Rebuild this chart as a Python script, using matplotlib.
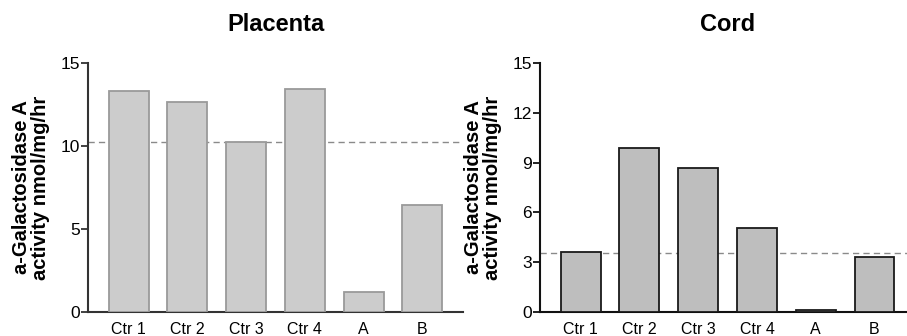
import matplotlib
matplotlib.use('Agg')
import matplotlib.pyplot as plt

plt.rcParams['font.family'] = ['Liberation Sans', 'DejaVu Sans']

labels = ['Ctr 1', 'Ctr 2', 'Ctr 3', 'Ctr 4', 'A', 'B']
placenta = [13.33, 12.63, 10.24, 13.45, 1.19, 6.46]
placenta_ref = 10.24
cord = [3.59, 9.88, 8.65, 5.06, 0.1, 3.29]
cord_ref = 3.55
ylabel = 'a-Galactosidase A\nactivity nmol/mg/hr'

fig = plt.figure(figsize=(9.07, 3.36), dpi=100)

def panel(rect, title, vals, ref, yticks, face, edge, spine):
    ax = fig.add_axes(rect)
    x = range(len(vals))
    ax.bar(x, vals, width=0.68, color=face, edgecolor=edge, linewidth=1.3, zorder=3)
    ax.axhline(ref, color='#8a8a8a', linestyle=(0, (4.5, 3)), linewidth=1.0, zorder=1)
    ax.set_xlim(-0.69, 5.69)
    ax.set_ylim(0, 15)
    ax.set_yticks(yticks)
    ax.set_xticks(list(x))
    ax.set_xticklabels(labels, fontsize=11.5)
    ax.tick_params(axis='x', length=0, pad=7)
    ax.tick_params(axis='y', length=5, width=1.3, labelsize=12.5, pad=1, color=spine)
    for s in ['top', 'right']:
        ax.spines[s].set_visible(False)
    for s in ['left', 'bottom']:
        ax.spines[s].set_linewidth(1.5)
        ax.spines[s].set_color(spine)
    ax.set_ylabel(ylabel, fontsize=14.5, fontweight='bold', labelpad=7, linespacing=1.0)
    ax.set_title(title, fontsize=17, fontweight='bold', pad=23)
    return ax

panel([0.097, 0.0714, 0.4135, 0.741], 'Placenta', placenta, placenta_ref,
      [0, 5, 10, 15], '#cccccc', '#9a9a9a', '#333333')
panel([0.5954, 0.0714, 0.4135, 0.741], 'Cord', cord, cord_ref,
      [0, 3, 6, 9, 12, 15], '#bebebe', '#1a1a1a', '#111111')

fig.savefig('out.png', dpi=100)
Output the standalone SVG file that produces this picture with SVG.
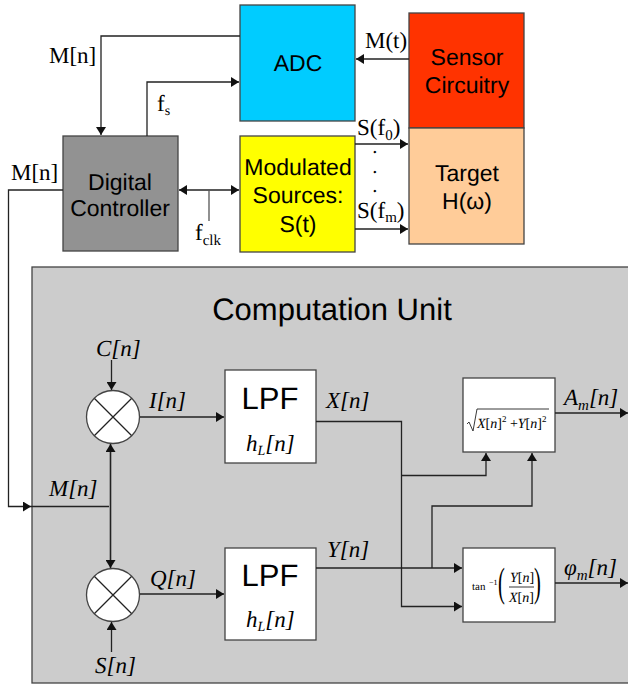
<svg xmlns="http://www.w3.org/2000/svg" width="628" height="685" viewBox="0 0 628 685">
<style>
text{text-rendering:geometricPrecision}
.box{stroke:#444;stroke-width:1.3}
.w{fill:#fff;stroke:#444;stroke-width:1.3}
.c{fill:none;stroke:#222;stroke-width:1.3}
.s{font-family:"Liberation Sans",Arial,sans-serif;font-size:23px;text-anchor:middle;fill:#000}
.t{font-family:"Liberation Serif","Times New Roman",serif;font-size:23px;fill:#000}
.i{font-family:"Liberation Serif","Times New Roman",serif;font-size:23px;font-style:italic;fill:#000}
.f{font-family:"Liberation Serif","Times New Roman",serif;font-size:14px;fill:#000}
.fi{font-family:"Liberation Serif","Times New Roman",serif;font-size:14px;font-style:italic;fill:#000}
.dot{font-family:"Liberation Serif","Times New Roman",serif;font-size:15px;font-weight:bold;fill:#000}
.p{font-family:"Liberation Serif","Times New Roman",serif;font-size:41px;fill:#000}
</style>
<defs>
<marker id="a" markerUnits="userSpaceOnUse" markerWidth="9" markerHeight="10" refX="8" refY="5" orient="auto-start-reverse"><path d="M0 0L8 5L0 10z" fill="#111"/></marker>
</defs>
<g id="computation-unit"><rect class="box" x="32" y="267" width="600" height="416" fill="#ccc"/><text x="332" y="320" class="s" style="font-size:31px">Computation Unit</text></g>
<g id="adc"><rect class="box" x="240" y="5" width="115" height="116" fill="#0cf"/><text class="s" x="298" y="71">ADC</text></g>
<g id="sensor"><rect class="box" x="409" y="13" width="115" height="115" fill="#f30"/><text class="s" x="467" y="65">Sensor</text><text class="s" x="467" y="93">Circuitry</text></g>
<g id="target"><rect class="box" x="409" y="128" width="115" height="116" fill="#fc9"/><text class="s" x="467" y="181">Target</text><text class="s" x="467" y="209">H(ω)</text></g>
<g id="controller"><rect class="box" x="63" y="136" width="115" height="115" fill="#929292"/><text class="s" x="120" y="190">Digital</text><text class="s" x="120" y="216">Controller</text></g>
<g id="sources"><rect class="box" x="240" y="136" width="115" height="116" fill="#ff0"/><text class="s" x="298" y="175">Modulated</text><text class="s" x="298" y="203">Sources:</text><text class="s" x="298" y="232">S(t)</text></g>
<g id="mixer-i"><circle class="w" cx="113" cy="417" r="26.500"/><path class="c" d="M94.500 398.500L131.500 435.500M131.500 398.500L94.500 435.500"/></g>
<g id="mixer-q"><circle class="w" cx="113" cy="595" r="26.500"/><path class="c" d="M94.500 576.500L131.500 613.500M131.500 576.500L94.500 613.500"/></g>
<g id="lpf-x"><rect class="w" x="225" y="370" width="91" height="93"/><text class="s" x="270" y="409" style="font-size:31px">LPF</text><text class="i" x="246" y="451">h<tspan font-size="14" dy="4">L</tspan><tspan dy="-4">[n]</tspan></text></g>
<g id="lpf-y"><rect class="w" x="225" y="548" width="91" height="92"/><text class="s" x="270" y="586" style="font-size:31px">LPF</text><text class="i" x="246" y="627">h<tspan font-size="14" dy="4">L</tspan><tspan dy="-4">[n]</tspan></text></g>
<g id="magnitude"><rect class="w" x="463" y="378" width="92" height="74"/>
<path d="M467 424L469 422L473 431L477 409H549" fill="none" stroke="#222" stroke-width="0.9"/>
<text class="fi" x="477" y="428">X<tspan font-style="normal">[</tspan>n<tspan font-style="normal">]</tspan><tspan font-size="9" dy="-6" font-style="normal">2</tspan><tspan dy="6" font-style="normal"> +</tspan>Y<tspan font-style="normal">[</tspan>n<tspan font-style="normal">]</tspan><tspan font-size="9" dy="-6" font-style="normal">2</tspan></text></g>
<g id="phase"><rect class="w" x="463" y="548" width="92" height="74"/>
<text class="f" x="472" y="590" style="font-size:11px">tan</text><text class="f" x="489" y="585" style="font-size:8px">−1</text>
<text class="p" transform="translate(498 596) scale(.5 1)">(</text><text class="p" transform="translate(534 596) scale(.5 1)">)</text>
<path d="M509 587H534" stroke="#222" stroke-width="0.9"/><text class="fi" x="510" y="582">Y<tspan font-style="normal">[</tspan>n<tspan font-style="normal">]</tspan></text><text class="fi" x="509" y="602">X<tspan font-style="normal">[</tspan>n<tspan font-style="normal">]</tspan></text></g>
<g id="connectors">
<path class="c" d="M240 36H101V135" marker-end="url(#a)"/>
<path class="c" d="M147 136V82H239" marker-end="url(#a)"/>
<path class="c" style="stroke-width:1.6" d="M179 190H239" marker-start="url(#a)" marker-end="url(#a)"/>
<path class="c" style="stroke:#555" d="M209 190V221"/>
<path class="c" style="stroke-width:1.6" d="M409 59H356" marker-end="url(#a)"/>
<path class="c" d="M355 144H408" marker-end="url(#a)"/>
<path class="c" d="M355 229H408" marker-end="url(#a)"/>
<path class="c" d="M63 190H8.500V506.500H31" marker-end="url(#a)"/>
<path class="c" d="M31 506.500H109"/>
<path class="c" style="stroke-width:1.6" d="M110.500 444V568" marker-start="url(#a)" marker-end="url(#a)"/>
<path class="c" d="M111.500 360V390" marker-end="url(#a)"/>
<path class="c" d="M111.500 652V622" marker-end="url(#a)"/>
<path class="c" d="M140 417H224" marker-end="url(#a)"/>
<path class="c" style="stroke-width:1.6" d="M140 594H224" marker-end="url(#a)"/>
<path class="c" d="M316 421.500H401.500V606.500H462" marker-end="url(#a)"/>
<path class="c" d="M401.500 475.500H486V453" marker-end="url(#a)"/>
<path class="c" d="M316 568H462" marker-end="url(#a)"/>
<path class="c" d="M432 568V506H532V453" marker-end="url(#a)"/>
<path class="c" d="M555 413H628" marker-end="url(#a)"/>
<path class="c" d="M555 583H628" marker-end="url(#a)"/>
</g>
<g id="labels">
<text class="t" x="49" y="63">M[n]</text>
<text class="t" x="11" y="180">M[n]</text>
<text class="t" x="157" y="111">f<tspan font-size="14" dy="4">s</tspan></text>
<text class="t" x="195" y="240">f<tspan font-size="15" dy="5">clk</tspan></text>
<text class="t" x="365" y="48">M(t)</text>
<text class="t" x="357" y="135">S(f<tspan font-size="15" dy="5">0</tspan><tspan dy="-5">)</tspan></text>
<text class="t" x="357" y="218">S(f<tspan font-size="15" dy="4">m</tspan><tspan dy="-4">)</tspan></text>
<text class="dot" x="373" y="153">.</text><text class="dot" x="373" y="173">.</text><text class="dot" x="373" y="192">.</text>
<text class="i" x="96" y="356">C[n]</text>
<text class="i" x="149" y="408">I[n]</text>
<text class="i" x="49" y="496">M[n]</text>
<text class="i" x="150" y="586">Q[n]</text>
<text class="i" x="95" y="673">S[n]</text>
<text class="i" x="326" y="408">X[n]</text>
<text class="i" x="327" y="557">Y[n]</text>
<text class="i" x="564" y="405">A<tspan font-size="15" dy="5">m</tspan><tspan dy="-5">[n]</tspan></text>
<text class="i" x="564" y="575">φ<tspan font-size="15" dy="5">m</tspan><tspan dy="-5">[n]</tspan></text>
</g>
</svg>
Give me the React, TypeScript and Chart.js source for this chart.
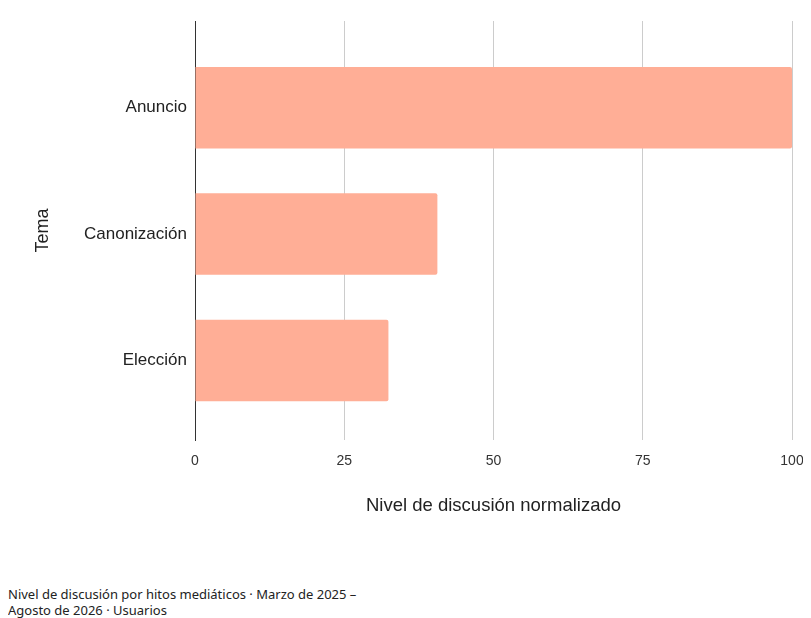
import React, { useEffect, useRef } from "react";
import { Chart, registerables } from "chart.js";

Chart.register(...registerables);

const categories = ["Anuncio", "Canonización", "Elección"];
const values = [100, 40.6, 32.4];
const xTicks = [0, 25, 50, 75, 100];
const xTitle = "Nivel de discusión normalizado";
const yTitle = "Tema";
const caption = "Nivel de discusión por hitos mediáticos · Marzo de 2025 – Agosto de 2026 · Usuarios";

const FONT = "'Liberation Sans', Arial, sans-serif";

export default function App() {
  const ref = useRef<HTMLCanvasElement | null>(null);

  useEffect(() => {
    if (!ref.current) return;
    const chart = new Chart(ref.current, {
      type: "bar",
      data: {
        datasets: [
          {
            data: values.map((v, i) => ({ x: v, y: i })),
            backgroundColor: "#ffae96",
            borderWidth: 0,
            borderRadius: 2,
            categoryPercentage: 1,
            barPercentage: 0.645,
          },
        ],
      },
      options: {
        animation: false,
        responsive: true,
        maintainAspectRatio: false,
        indexAxis: "y",
        layout: { padding: { top: 13, right: 11, bottom: 0, left: 0 } },
        plugins: { legend: { display: false }, tooltip: { enabled: false } },
        scales: {
          x: {
            type: "linear",
            position: "bottom",
            min: 0,
            max: 100,
            offset: false,
            afterBuildTicks: (scale: any) => {
              scale.ticks = xTicks.map((v) => ({ value: v }));
            },
            afterFit: (scale: any) => {
              scale.height = 108;
              scale.paddingLeft = 0;
              scale.paddingRight = 0;
            },
            grid: { color: "#cccccc", lineWidth: 1, drawTicks: false },
            border: { display: false },
            ticks: {
              padding: 13,
              color: "#333333",
              font: { family: FONT, size: 14 },
              maxRotation: 0,
            },
            title: {
              display: true,
              text: xTitle,
              color: "#222222",
              font: { family: FONT, size: 18.5 },
              padding: { top: 0, bottom: 31 },
            },
          },
          y: {
            type: "linear",
            position: "left",
            reverse: true,
            offset: false,
            min: -0.687,
            max: 2.63,
            afterBuildTicks: (scale: any) => {
              scale.ticks = categories.map((_, i) => ({ value: i }));
            },
            afterFit: (scale: any) => {
              scale.width = 187;
              scale.paddingTop = 0;
              scale.paddingBottom = 0;
            },
            grid: { display: false, drawTicks: false },
            border: { display: true, color: "#333333", width: 1 },
            ticks: {
              padding: 8,
              color: "#222222",
              font: { family: FONT, size: 17 },
              callback: (v: any) => categories[Number(v)] ?? "",
            },
            title: {
              display: true,
              text: yTitle,
              color: "#222222",
              font: { family: FONT, size: 18 },
              padding: { top: 24, bottom: 0 },
            },
          },
        },
      },
    });
    return () => chart.destroy();
  }, []);

  return (
    <div>
      <div style={{ position: "relative", width: 795, height: 540 }}>
        <canvas ref={ref} />
      </div>
      <div
        style={{
          marginTop: 38,
          maxWidth: 365,
          fontFamily: "'Noto Sans', 'Open Sans', sans-serif",
          fontSize: 13,
          lineHeight: "16px",
          color: "#222222",
        }}
      >
        {caption}
      </div>
    </div>
  );
}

Your objective: Repeat only what lies between the start of the data and the end of the line containing "fig.savefig('out.png', dpi=100)", exactly, with pictures left out.

Exercise output:
Rebuild this chart as a Python script, using matplotlib.
import matplotlib
matplotlib.use('Agg')
import matplotlib.pyplot as plt

plt.rcParams['font.family'] = ['Liberation Sans', 'DejaVu Sans']

labels = ['Ctr 1', 'Ctr 2', 'Ctr 3', 'Ctr 4', 'A', 'B']
placenta = [13.33, 12.63, 10.24, 13.45, 1.19, 6.46]
placenta_ref = 10.24
cord = [3.59, 9.88, 8.65, 5.06, 0.1, 3.29]
cord_ref = 3.55
ylabel = 'a-Galactosidase A\nactivity nmol/mg/hr'

fig = plt.figure(figsize=(9.07, 3.36), dpi=100)

def panel(rect, title, vals, ref, yticks, face, edge, spine):
    ax = fig.add_axes(rect)
    x = range(len(vals))
    ax.bar(x, vals, width=0.68, color=face, edgecolor=edge, linewidth=1.3, zorder=3)
    ax.axhline(ref, color='#8a8a8a', linestyle=(0, (4.5, 3)), linewidth=1.0, zorder=1)
    ax.set_xlim(-0.69, 5.69)
    ax.set_ylim(0, 15)
    ax.set_yticks(yticks)
    ax.set_xticks(list(x))
    ax.set_xticklabels(labels, fontsize=11.5)
    ax.tick_params(axis='x', length=0, pad=7)
    ax.tick_params(axis='y', length=5, width=1.3, labelsize=12.5, pad=1, color=spine)
    for s in ['top', 'right']:
        ax.spines[s].set_visible(False)
    for s in ['left', 'bottom']:
        ax.spines[s].set_linewidth(1.5)
        ax.spines[s].set_color(spine)
    ax.set_ylabel(ylabel, fontsize=14.5, fontweight='bold', labelpad=7, linespacing=1.0)
    ax.set_title(title, fontsize=17, fontweight='bold', pad=23)
    return ax

panel([0.097, 0.0714, 0.4135, 0.741], 'Placenta', placenta, placenta_ref,
      [0, 5, 10, 15], '#cccccc', '#9a9a9a', '#333333')
panel([0.5954, 0.0714, 0.4135, 0.741], 'Cord', cord, cord_ref,
      [0, 3, 6, 9, 12, 15], '#bebebe', '#1a1a1a', '#111111')

fig.savefig('out.png', dpi=100)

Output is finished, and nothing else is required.